How interesting would it be to put the two lines together on the same chart?

This is a unicorn, you will never see a real case with a chart that looks like this!  The parties here have identical budgets (£100) and agree that the Claimant has an 80% chance of recovering £200 at trial.   There are no recoverable costs.  Even though the parties exactly agree on the Award Position (£160), it  would be a mistake for either of them to settle for their Overall Positions.  It would however make sense for them to settle for the Award Position, because that is the one point at which their respective Positions coincide.
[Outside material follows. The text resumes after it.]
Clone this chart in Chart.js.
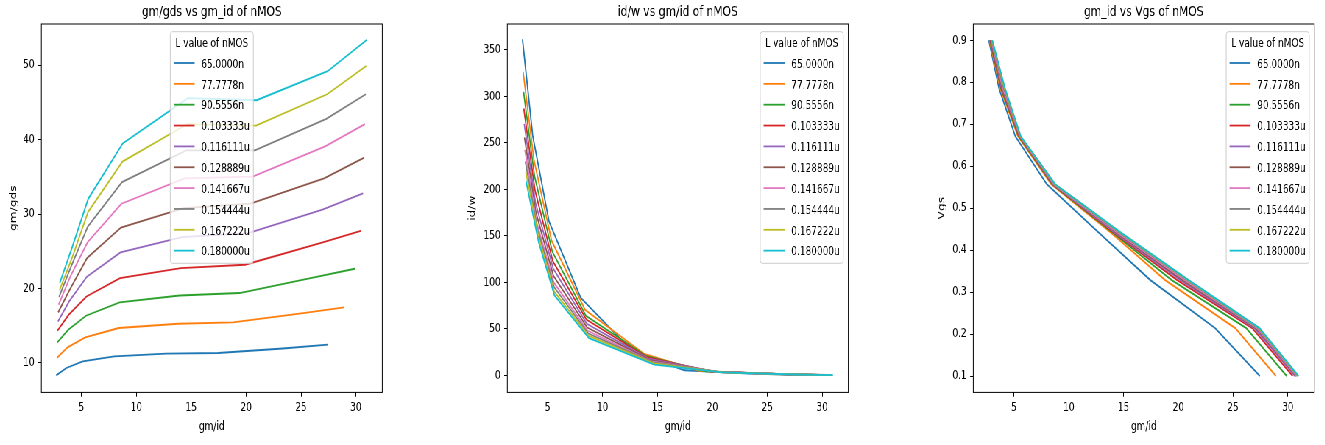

Opponents would never of course agree on the chances.  They might agree on the amount of the Claims Award if it was, say, a simple debt.  Let’s imagine however that the Defendants see the merits exactly opposite to the Claimants and give only a 20% chance of the Claimant succeeding.  This is what it would look like:

ARLINGTON WA, close together.

Despite the massive difference of opinion on the merits, the effect of costs means that the parties do have a Shared Position – in this case £100.  That figure is higher than the Claimant’s Current Position and lower than the Defendant’s Current Position, so both of them will be better off if they settle at £100.  They need to settle soon however, before they end up in the red zone.  

The problem, you may ask, is how do you know what your Opponent is thinking?  You don’t, but you should make an educated guess.   When we create our benchmark valuation, we create an appropriate spread.  As this example shows, even where you postulate an improbably big difference in outlook, there is generally a rational settlement to be had – one that is better than your Overall Position at the outset.  We create Opponent values for every contingency in the Casebot, so we can calculate both parties’ estimated Positions.  

Most commercial disputes follow this pattern, with the Defendant Position starting higher than the Claimant’s and then inverting after a proportion of the case budget has been spent.  It is a pretty fundamental ingredient to settling a dispute whether your Opponent’s Current Position is above or below your own.   It does happen sometimes (where Cost Budgets are low in proportion to the difference in Award Positions) that the Position lines never cross, so there is no Shared Position.

ARLINGTON ROAD, LONDON, miles apart

To settle this case at least one party, and likely both, would have to opt for worse than their Current Position, or let the dispute go to trial.  We hope this explains why, to understand whether you can settle for more or less than your Current Position, you also have to know your Opponent’s Position!